Frequent flooding and road damage to construction areas of I-4 during heavy rainfall have contractors working to fix the issues and Central Florida drivers concerned for their safety on the road.
The Florida Department of Transportation said it is doing what it can to prevent what happened during Wednesday's rain storms from happening the rest of the rainy season.
On Wednesday, FDOT said a hole opened up in the road after a drainage pipe collapsed between Fairbanks Avenue and Ivanhoe Boulevard.
"Just a chunk out of I-4," said driver Ray Bazzi after seeing the damage. "Woah!"
Bazzi spoke to Channel 9 at a gas station near the section of I-4 where the hole opened up.
"The number one thing is safety," said Bazzi. "If they're not safe, I don't feel good about it. I probably won't use I-4 until I feel like it's safer."
Other drivers also voiced their concerns.
"If there was an actual accident like that, it would be devastating to everything and probably cause a lot of trouble actually," said Mark Linder.
FDOT said it is asking the contractor to inspect other sections of the road that may have the same kind of pipes underneath them to prevent similar incidents.
Channel 9 reached out to FDOT and asked if there was anything stopping the interstate's structural collapse from spreading.
"We don't want incidents that happened Wednesday night, or flooding to happen," said Steve Olson of FDOT. "We've seen perceptions that I-4 is unsafe. We don't want I-4 to be unsafe in reality or perceived as such."

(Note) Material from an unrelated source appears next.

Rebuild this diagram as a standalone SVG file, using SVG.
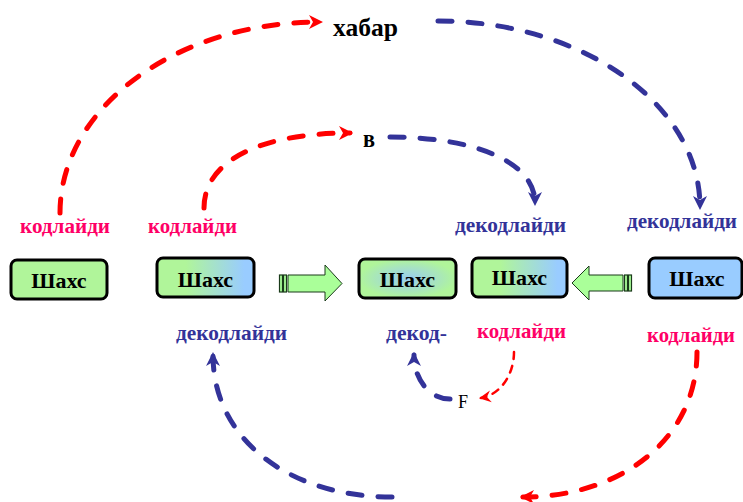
<svg xmlns="http://www.w3.org/2000/svg" width="743" height="502" viewBox="0 0 743 502">
<defs>
<style>
.box{stroke:#000;stroke-width:3}
.bt{font-family:"Liberation Serif","Times New Roman",serif;font-weight:bold;font-size:22px;fill:#000;text-anchor:middle}
.lbl{font-family:"Liberation Serif","Times New Roman",serif;font-weight:bold;font-size:21px}
.pk{fill:#ff0066}
.bl{fill:#333399}
.blk{font-family:"Liberation Serif","Times New Roman",serif;font-weight:bold;font-size:26px;fill:#000}
.dr{fill:none;stroke:#ff0000;stroke-width:5;stroke-linecap:round;stroke-dasharray:14 16}
.db{fill:none;stroke:#333399;stroke-width:5;stroke-linecap:round;stroke-dasharray:14 16}
.dr2{fill:none;stroke:#ff0000;stroke-width:2.5;stroke-linecap:round;stroke-dasharray:7 7}
.barrow{fill:#aaff99;stroke:#1a3a1a;stroke-width:1}
.bar{fill:#aaff99;stroke:#1a3a1a;stroke-width:1.2}
</style>
<linearGradient id="gb" x1="0" y1="0" x2="1" y2="0">
<stop offset="0" stop-color="#b0f59a"/>
<stop offset="0.3" stop-color="#b0f59a"/>
<stop offset="0.9" stop-color="#99ccff"/>
<stop offset="1" stop-color="#99ccff"/>
</linearGradient>
<radialGradient id="rg" cx="0.5" cy="0.5" r="0.5">
<stop offset="0" stop-color="#99cdf0"/>
<stop offset="0.55" stop-color="#a6e2c4"/>
<stop offset="1" stop-color="#b0f59a"/>
</radialGradient>
<marker id="mr" viewBox="-14 -9 18 18" refX="0" refY="0" markerWidth="18" markerHeight="18" markerUnits="userSpaceOnUse" orient="auto">
<path d="M3,0 L-11,-7 L-7,0 L-11,7 Z" fill="#ff0000"/>
</marker>
<marker id="mb" viewBox="-14 -9 18 18" refX="0" refY="0" markerWidth="18" markerHeight="18" markerUnits="userSpaceOnUse" orient="auto">
<path d="M3,0 L-11,-7 L-7,0 L-11,7 Z" fill="#333399"/>
</marker>
<marker id="mr2" viewBox="-14 -9 18 18" refX="0" refY="0" markerWidth="18" markerHeight="18" markerUnits="userSpaceOnUse" orient="auto">
<path d="M2,0 L-10,-6 L-6,0 L-10,6 Z" fill="#ff0000"/>
</marker>
</defs>
<rect width="743" height="502" fill="#fff"/>

<g id="connectors">
<path class="dr" d="M60,213 C60,108 176,22 320,22" marker-end="url(#mr)"/>
<path class="db" d="M438,21 C583,21 700,105 700,207" marker-end="url(#mb)"/>
<path class="dr" d="M204,208 C204,160 262,133 350,133" marker-end="url(#mr)"/>
<path class="db" d="M390,137 C470,137 535,160 535,203" marker-end="url(#mb)"/>
<path class="dr" d="M697,352 C697,440 620,497 523,497" marker-end="url(#mr)"/>
<path class="db" d="M392,497 C290,497 213,440 213,355" marker-end="url(#mb)"/>
<path class="db" d="M450,399 C430,399 414,380 414,355" marker-end="url(#mb)"/>
<path class="dr2" d="M514,352 C514,375 500,395 481,398" marker-end="url(#mr2)"/>
<g id="blockarrow1">
<rect class="bar" x="279.5" y="275" width="3" height="17"/>
<rect class="bar" x="283.5" y="275" width="3" height="17"/>
<polygon class="barrow" points="288,275 325,275 325,265 342,283.5 325,301 325,292 288,292"/>
</g>
<g id="blockarrow2">
<rect class="bar" x="628.5" y="275" width="3" height="16"/>
<rect class="bar" x="624.5" y="275" width="3" height="16"/>
<polygon class="barrow" points="623,275 589,275 589,266 572,283 589,300 589,291 623,291"/>
</g>
</g>

<g id="node1">
<rect class="box" x="11" y="260" width="96" height="39" rx="6" fill="#b0f59a"/>
<text class="bt" x="59" y="288">Шахс</text>
</g>
<g id="node2">
<rect class="box" x="157" y="258" width="97" height="39" rx="6" fill="url(#gb)"/>
<text class="bt" x="205.5" y="287">Шахс</text>
</g>
<g id="node3">
<rect class="box" x="359" y="259" width="97" height="39" rx="6" fill="url(#rg)"/>
<text class="bt" x="407.5" y="287">Шахс</text>
</g>
<g id="node4">
<rect class="box" x="472" y="258" width="95" height="39" rx="6" fill="url(#gb)"/>
<text class="bt" x="519.5" y="285">Шахс</text>
</g>
<g id="node5">
<rect class="box" x="649" y="258" width="93" height="40" rx="6" fill="#99ccff"/>
<text class="bt" x="697" y="286">Шахс</text>
</g>

<g id="labels">
<text class="lbl pk" x="20" y="233" textLength="90" lengthAdjust="spacingAndGlyphs">кодлайди</text>
<text class="lbl pk" x="148" y="233" textLength="89" lengthAdjust="spacingAndGlyphs">кодлайди</text>
<text class="lbl bl" x="176" y="340" textLength="111" lengthAdjust="spacingAndGlyphs">декодлайди</text>
<text class="lbl bl" x="455" y="232" textLength="111" lengthAdjust="spacingAndGlyphs">декодлайди</text>
<text class="lbl bl" x="627" y="228" textLength="110" lengthAdjust="spacingAndGlyphs">декодлайди</text>
<text class="lbl bl" x="386" y="340" textLength="61" lengthAdjust="spacingAndGlyphs">декод-</text>
<text class="lbl pk" x="477" y="338" textLength="89" lengthAdjust="spacingAndGlyphs">кодлайди</text>
<text class="lbl pk" x="647" y="342" textLength="88" lengthAdjust="spacingAndGlyphs">кодлайди</text>
<text class="blk" x="333" y="36" textLength="65" lengthAdjust="spacingAndGlyphs">хабар</text>
<text class="blk" x="363" y="147" textLength="12" lengthAdjust="spacingAndGlyphs">в</text>
<text x="458" y="408" font-family="Liberation Serif, Times New Roman, serif" font-size="18" fill="#000">F</text>
</g>
</svg>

Rep. Darren Soto told Channel 9 he would have concerns of his own if he had to take I-4 in those conditions.
"(It's) obviously very concerning because I couldn't imagine plowing into water while driving on I-4," said Soto.
Soto also said he believes the contractor working on the I-4 Ultimate Project needs to do a better job with keeping the drains clear.
"The contractor needs to be clearing these pipes daily, especially with a lot of the sediment over that dry spell ended up cooking up the works there that is supposed to prevent this flooding from happening."
FDOT said there are temporary drainage measures in place for the forseeable future and that the only way to replace them with more permanent measures is by continuing to build and deal with problems as they arise.
FDOT said they plan to hold the contractor responsible if and when those problems do arise.